Bu dava yasağın giderek anlamsızlaştığı bir dönemde açıldı. Bugün PKK’nin desteği ile Rojava ve Şengal’de IŞID’e karşı tüm insanlık adına mücadele veriliyor. Hükümette olan Hıristiyan Demokrat Partili siyasetçiler dahi, IŞİD’e karşı PKK’ye destek verilmesini tartışmışlardı. Birinci nokta bu, ikinci nokta ise: Türk hükümeti Kürt Halk Önderi Sayın Abdullah Öcalan ve PKK ile görüşmeler yaparken, Almanya hükümeti bu görüşmeleri desteklediğini ifade etmişti, fakat Almanya’da Kürtlere yönelik kendi politikasını gözden geçirmeden Kürtleri hala kriminalize ediyor ve saçma sapan davalar açıyor.
IŞİD bu kadar yoğun örgütleme çalışmaları yürütürken, giderek okullarda ve toplumun farklı alanlarında sorun haline gelmiş, fakat başsavcılık zamanını bu şekilde harcıyor. Amaç geçen seçimlerde olduğu gibi seçmenlerimin ve benim motivasyonumu kırmaktır. Ben bu soruşturmanın bana yönelik açıldığını düşünmüyorum. Seçmenlerim bana geçen seçimlerde bir misyon biçtiler ve bu misyonu yerine getirdim.

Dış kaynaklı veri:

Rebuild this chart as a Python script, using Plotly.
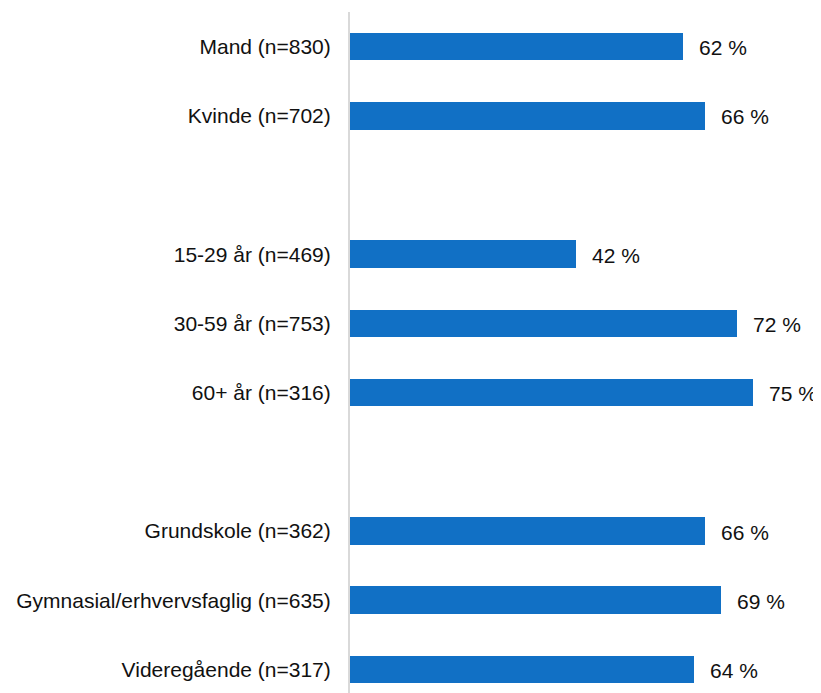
import plotly.graph_objects as go

# rows top to bottom, None = empty spacer row between groups
categories = ["Mand (n=830)", "Kvinde (n=702)", None,
              "15-29 år (n=469)", "30-59 år (n=753)", "60+ år (n=316)", None,
              "Grundskole (n=362)", "Gymnasial/erhvervsfaglig (n=635)", "Videregående (n=317)"]
values = [62, 66, None, 42, 72, 75, None, 66, 69, 64]
value_labels = ["62 %", "66 %", None, "42 %", "72 %", "75 %", None, "66 %", "69 %", "64 %"]

pos = [i for i, c in enumerate(categories) if c is not None]
cats = [categories[i] for i in pos]
vals = [values[i] for i in pos]
labs = [value_labels[i] for i in pos]

fig = go.Figure()
fig.add_trace(go.Bar(
    x=vals, y=pos, orientation="h",
    marker=dict(color="#1170c5", line=dict(width=0)),
    width=0.4,
    hoverinfo="skip",
))

for p, v, t in zip(pos, vals, labs):
    fig.add_annotation(x=v, y=p, text=t, showarrow=False,
                       xanchor="left", xshift=14, yshift=-1,
                       font=dict(size=21, color="#111111"))

fig.update_layout(
    width=821, height=693,
    margin=dict(l=342, r=8, t=4, b=8),
    plot_bgcolor="white", paper_bgcolor="white",
    font=dict(family="Liberation Sans, Arial, sans-serif", size=21, color="#111111"),
    showlegend=False,
    bargap=0,
)
fig.update_xaxes(range=[0, 87.6], visible=False, fixedrange=True)
fig.update_yaxes(
    range=[9.34, -0.5],
    tickvals=pos, ticktext=cats,
    showgrid=False, zeroline=False,
    showline=True, linecolor="#d9d9d9", linewidth=2,
    ticks="", ticklabelstandoff=13,
    fixedrange=True,
)

fig.write_html("out.html")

Yerine getirmeseydim, bu soruşturma açılmazdı. PKK yasağının kaldırılması için çalışmalar yürütmem, Alman hükümetinin Kürtleri yönelik kriminalize etme politikasını kamuoyuna taşımam demek ki onları çok rahatsız etmiş.
Ayrıca seçmenlerine vermek istediğiniz mesaj nedir?
Bu soruşturma onların bana biçtiği misyona, benim ve onların savunduğu çizgisine açılmıştır. Bu soruşturmaya verebileceğimiz en büyük cevap 15 Şubat’ta sandık başına gidip ve geçen seçimlerde ulaştığımız 10.000 tercihli oyu ikiye katlamaktır.
Cansu Özdemir kimdir?
Cansu Özdemir (26) Hamburg’da doğdu. 16 yaşında politikayla aktif ilgilenmeye başladı. Kürt özgürlük hareketi içerisinde basın, gençlik ve kadın çalışmalarında bulundu. 2011 yılında Sol Parti listesinden Hamburg Eyalet Parlamentosuna milletvekili olarak seçildi. Aynı dönemde üniversitede siyaset bilimlerini okumaya başladı.
Cansu Özdemir son dört yıldır Hamburg milletvekili olarak daha iyi bir sosyal politika için büyük emek sarf etti. Ezilenlerin ortak sesi olmak isteyen Özdemir sosyal adaletsizlik, yoksulluk, mültecilerin yasadığı sıkıntılar, konut eğitimi ve yasam maliyetinin yüksek olduğu devamlı Hamburg parlamento çatısında dile getiren konulardı.